In Wikipedia the French foutre is listed as a possible origin, in part because it means roughly the same thing, taken literally.
Moi, je m'en fiche.
HOOOOOOOOOGAAAAAAAAANNNNNNN!!!!
🙂
I would guess that both the English and French variants of the word derive from an older Indo-European language. Most I-E languages that I've seen also seem to have some variation on the word that means mostly the same thing.
It's a great and useful word.
prolefeed,
I'm pretty sure "fuck" derives from the French.
coucher = fuck ?
Fuck sounds like the sound one hears during hard fucking, BTW.
I wonder when actual fucking and shitting will cease to be legal.
Frankly, the FCC could be cut down to size and I wouldn't mind.
50 ex-military radar/comms techs and 5 secretaries could perform all of the FCCs necessary fucntions (assigning freqs and power levels, investigate interference, etc).
Because I want to be one of the techs, we'll pay them all 500K a year, including the secretaties. 30 million plus office and travel expenses. This will save the taxpayers a fucking shitload of money.
The downside? You may hear "fucking shitload" on the radio and occasionally get a flash of some tit on TV.
JLE, regulation of the latter begins early in life, has never extended to outright prohibition.
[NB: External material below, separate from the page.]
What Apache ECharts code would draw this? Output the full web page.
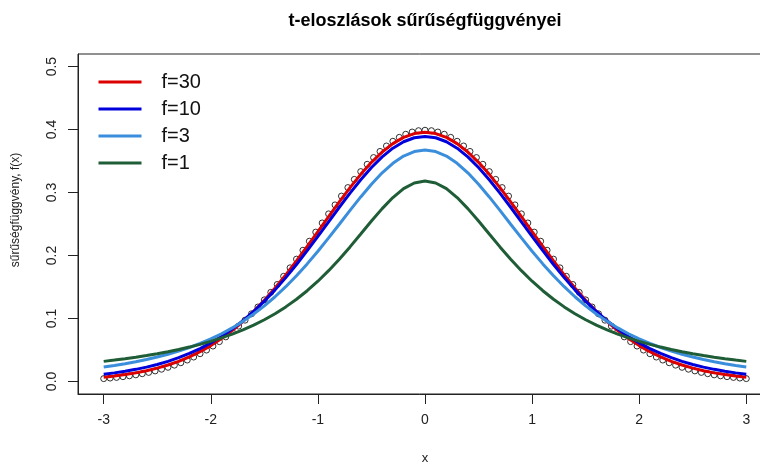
<!DOCTYPE html>
<html>
<head>
<meta charset="utf-8">
<script src="https://cdn.jsdelivr.net/npm/echarts@6/dist/echarts.min.js"></script>
<style>
html,body{margin:0;padding:0;background:#fff;}
#main{width:760px;height:463px;}
</style>
</head>
<body>
<div id="main"></div>
<script>
// ---- data ----
var titleText = 't-eloszlások sűrűségfüggvényei';
var xName = 'x';
var yName = 'sűrűségfüggvény, f(x)';
var seriesNames = ['f=30', 'f=10', 'f=3', 'f=1'];
var seriesColors = ['#DD0000', '#0000DD', '#3A8EDB', '#1F5D37'];
var xTicks = [-3, -2, -1, 0, 1, 2, 3];
var yTicks = [0, 0.1, 0.2, 0.3, 0.4, 0.5];

var xLine = [-3,-2.9,-2.8,-2.7,-2.6,-2.5,-2.4,-2.3,-2.2,-2.1,-2,-1.9,-1.8,-1.7,-1.6,-1.5,-1.4,-1.3,-1.2,-1.1,-1,-0.9,-0.8,-0.7,-0.6,-0.5,-0.4,-0.3,-0.2,-0.1,0,0.1,0.2,0.3,0.4,0.5,0.6,0.7,0.8,0.9,1,1.1,1.2,1.3,1.4,1.5,1.6,1.7,1.8,1.9,2,2.1,2.2,2.3,2.4,2.5,2.6,2.7,2.8,2.9,3];

var f30 = [0.00678,0.00859,0.01082,0.01358,0.01696,0.02106,0.02600,0.03192,0.03895,0.04721,0.05685,0.06798,0.08071,0.09510,0.11119,0.12896,0.14834,0.16919,0.19129,0.21435,0.23799,0.26179,0.28523,0.30778,0.32885,0.34788,0.36432,0.37768,0.38754,0.39359,0.39563,0.39359,0.38754,0.37768,0.36432,0.34788,0.32885,0.30778,0.28523,0.26179,0.23799,0.21435,0.19129,0.16919,0.14834,0.12896,0.11119,0.09510,0.08071,0.06798,0.05685,0.04721,0.03895,0.03192,0.02600,0.02106,0.01696,0.01358,0.01082,0.00859,0.00678];

var f10 = [0.01140,0.01356,0.01612,0.01915,0.02273,0.02694,0.03188,0.03766,0.04438,0.05217,0.06115,0.07143,0.08312,0.09631,0.11108,0.12745,0.14539,0.16485,0.18566,0.20760,0.23036,0.25353,0.27662,0.29909,0.32033,0.33969,0.35658,0.37040,0.38066,0.38697,0.38911,0.38697,0.38066,0.37040,0.35658,0.33969,0.32033,0.29909,0.27662,0.25353,0.23036,0.20760,0.18566,0.16485,0.14539,0.12745,0.11108,0.09631,0.08312,0.07143,0.06115,0.05217,0.04438,0.03766,0.03188,0.02694,0.02273,0.01915,0.01612,0.01356,0.01140];

var f3 = [0.02297,0.02541,0.02815,0.03124,0.03473,0.03866,0.04311,0.04813,0.05382,0.06025,0.06751,0.07571,0.08496,0.09535,0.10701,0.12002,0.13446,0.15039,0.16780,0.18664,0.20675,0.22788,0.24967,0.27159,0.29301,0.31318,0.33127,0.34646,0.35794,0.36511,0.36755,0.36511,0.35794,0.34646,0.33127,0.31318,0.29301,0.27159,0.24967,0.22788,0.20675,0.18664,0.16780,0.15039,0.13446,0.12002,0.10701,0.09535,0.08496,0.07571,0.06751,0.06025,0.05382,0.04813,0.04311,0.03866,0.03473,0.03124,0.02815,0.02541,0.02297];

var f1 = [0.03183,0.03383,0.03601,0.03840,0.04102,0.04391,0.04709,0.05061,0.05451,0.05884,0.06366,0.06905,0.07507,0.08183,0.08941,0.09794,0.10754,0.11833,0.13046,0.14403,0.15915,0.17586,0.19409,0.21363,0.23405,0.25465,0.27441,0.29203,0.30607,0.31516,0.31831,0.31516,0.30607,0.29203,0.27441,0.25465,0.23405,0.21363,0.19409,0.17586,0.15915,0.14403,0.13046,0.11833,0.10754,0.09794,0.08941,0.08183,0.07507,0.06905,0.06366,0.05884,0.05451,0.05061,0.04709,0.04391,0.04102,0.03840,0.03601,0.03383,0.03183];

var xCircle = [-3,-2.94,-2.88,-2.82,-2.76,-2.7,-2.64,-2.58,-2.52,-2.46,-2.4,-2.34,-2.28,-2.22,-2.16,-2.1,-2.04,-1.98,-1.92,-1.86,-1.8,-1.74,-1.68,-1.62,-1.56,-1.5,-1.44,-1.38,-1.32,-1.26,-1.2,-1.14,-1.08,-1.02,-0.96,-0.9,-0.84,-0.78,-0.72,-0.66,-0.6,-0.54,-0.48,-0.42,-0.36,-0.3,-0.24,-0.18,-0.12,-0.06,0,0.06,0.12,0.18,0.24,0.3,0.36,0.42,0.48,0.54,0.6,0.66,0.72,0.78,0.84,0.9,0.96,1.02,1.08,1.14,1.2,1.26,1.32,1.38,1.44,1.5,1.56,1.62,1.68,1.74,1.8,1.86,1.92,1.98,2.04,2.1,2.16,2.22,2.28,2.34,2.4,2.46,2.52,2.58,2.64,2.7,2.76,2.82,2.88,2.94,3];

var normalDots = [0.00443,0.00530,0.00631,0.00748,0.00885,0.01042,0.01223,0.01430,0.01667,0.01936,0.02239,0.02582,0.02965,0.03394,0.03871,0.04398,0.04980,0.05618,0.06316,0.07074,0.07895,0.08780,0.09728,0.10740,0.11816,0.12952,0.14146,0.15395,0.16694,0.18037,0.19419,0.20831,0.22265,0.23713,0.25164,0.26609,0.28034,0.29430,0.30785,0.32086,0.33322,0.34482,0.35553,0.36526,0.37391,0.38139,0.38762,0.39253,0.39608,0.39822,0.39894,0.39822,0.39608,0.39253,0.38762,0.38139,0.37391,0.36526,0.35553,0.34482,0.33322,0.32086,0.30785,0.29430,0.28034,0.26609,0.25164,0.23713,0.22265,0.20831,0.19419,0.18037,0.16694,0.15395,0.14146,0.12952,0.11816,0.10740,0.09728,0.08780,0.07895,0.07074,0.06316,0.05618,0.04980,0.04398,0.03871,0.03394,0.02965,0.02582,0.02239,0.01936,0.01667,0.01430,0.01223,0.01042,0.00885,0.00748,0.00631,0.00530,0.00443];

// ---- chart ----
function pairs(xs, ys) { return xs.map(function (x, i) { return [x, ys[i]]; }); }
var FONT = '"Liberation Sans", Arial, Helvetica, sans-serif';
var lineSets = [f30, f10, f3, f1];

var series = [{
  type: 'scatter',
  name: 'normal',
  data: pairs(xCircle, normalDots),
  symbol: 'circle',
  symbolSize: 6,
  itemStyle: { color: 'rgba(0,0,0,0)', borderColor: '#000', borderWidth: 1 },
  z: 1,
  silent: true
}];
lineSets.forEach(function (ys, i) {
  series.push({
    type: 'line',
    name: seriesNames[i],
    data: pairs(xLine, ys),
    showSymbol: false,
    symbol: 'none',
    lineStyle: { color: seriesColors[i], width: 3 },
    itemStyle: { color: seriesColors[i] },
    z: 2 + i,
    silent: true
  });
});

var chart = echarts.init(document.getElementById('main'), null, { renderer: 'canvas' });
chart.setOption({
  animation: false,
  backgroundColor: '#fff',
  textStyle: { fontFamily: FONT },
  title: {
    text: titleText,
    left: 420,
    textAlign: 'center',
    top: 7,
    textStyle: { fontFamily: FONT, fontSize: 18, fontWeight: 'bold', color: '#000' }
  },
  legend: {
    data: seriesNames,
    orient: 'vertical',
    left: 97,
    top: 72,
    padding: 0,
    itemWidth: 43,
    itemHeight: 20,
    itemGap: 7,
    itemStyle: { opacity: 0 },
    lineStyle: { width: 3 },
    textStyle: { fontFamily: FONT, fontSize: 20, color: '#111', lineHeight: 20, padding: [0, 0, 0, 15] },
    selectedMode: false
  },
  grid: {
    left: 78, top: 54, width: 694, height: 340,
    outerBoundsMode: 'none',
    containLabel: false,
    show: true, borderColor: '#222', borderWidth: 1, backgroundColor: 'transparent'
  },
  xAxis: {
    type: 'value',
    min: -3.24, max: 3.24,
    name: xName,
    nameLocation: 'middle',
    nameGap: 58,
    nameTextStyle: { fontFamily: FONT, fontSize: 13, color: '#222' },
    axisLine: { show: true, onZero: false, lineStyle: { color: '#222', width: 1 } },
    axisTick: { show: true, length: 10, inside: false, customValues: xTicks, lineStyle: { color: '#222' } },
    axisLabel: { show: true, customValues: xTicks, margin: 19, fontSize: 14, color: '#222', fontFamily: FONT,
      formatter: function (v) { return String(v); } },
    splitLine: { show: false }
  },
  yAxis: {
    type: 'value',
    min: -0.02, max: 0.52,
    name: yName,
    nameLocation: 'middle',
    nameGap: 56,
    nameRotate: 90,
    nameTextStyle: { fontFamily: FONT, fontSize: 12, color: '#222', padding: [0, 0, 0, 28] },
    axisLine: { show: true, onZero: false, lineStyle: { color: '#222', width: 1 } },
    axisTick: { show: true, length: 10, inside: false, customValues: yTicks, lineStyle: { color: '#222' } },
    axisLabel: { show: true, customValues: yTicks, rotate: 90, margin: 19, fontSize: 14, color: '#222', fontFamily: FONT,
      formatter: function (v) { return v.toFixed(1); } },
    splitLine: { show: false }
  },
  series: series
});
</script>
</body>
</html>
Regulation of the former advance, happily, in the opposite direction.
The downside? You may hear "fucking shitload" on the radio and occasionally get a flash of some tit on TV.
that's not a downside, J sub D
You may hear "fucking shitload" on the radio and occasionally get a flash of some tit on TV.
Occasionally? You'd have hardcore porn channels if you got rid of the nanny censors.
Which would be a feature, not a bug.
The etymology of fuck, from the OED:
That's one etymology that's definitely untrue. Initialisms aren't a source of words until near-universal literacy in the last century or so; any from before then are definitely folk etymologies. Even organizations never used initialisms as their name before the 20th century (maybe bleeding back into the late 19th, although I can't think of any examples).
in the immortal words of Frank Zappa,
fick mich, du miserabler hurensohn
(pardon the spelling, I don't know German)
You miss the point: what criteria should they use to decide who gets the right of way?
grylliade, what about the US Army, US Government, etc? There are documents and posters from the early 19th century and before that have those phrases on them.
But yeah, I don't think acronyms were nearly as common as they are today.
Sorry, I should have been more specific: initialisms weren't used as words before the late nineteenth century or so. You have things like "HMS" or, as you pointed out, "USA" or "US government." But you didn't have NASA, or UNICEF, or such things (can't think of any others offhand).
Via merriam-webster:
This is confusing. I thought conservatives supported sex that focuses on procreation. Terms from breeding should be more respectable than a word like porn. "Porn" refers to Ancient Greek sex slaves that were for entertainment purposes. (I can't believe I actually used information from that college event.)
Come do think of it, shouldn't Planned Parenthood be protesting "fuck", because they oppose procreation? Does it count as fucking if you use a condom? Is it physically possible to fuck some one anally or orally? Does a sperm donation count as fucking?
It's time for traditionalists to reclaim "fuck" the way blacks turnned the n-word arround.
Congregation Treasurer: With membership way down we don't have enough dues to maintain the building, let alone run programing. I don't know what we can do to boost membership.
Congregation President: Fuck.
Rude Passenger to Lady: Go fuck yourself.
Lady: I've been doing that ever since college, and I'm still not pregnant.
Gentleman standing by: That surprises me. You look positively gravid to me. Perhaps I can be of service.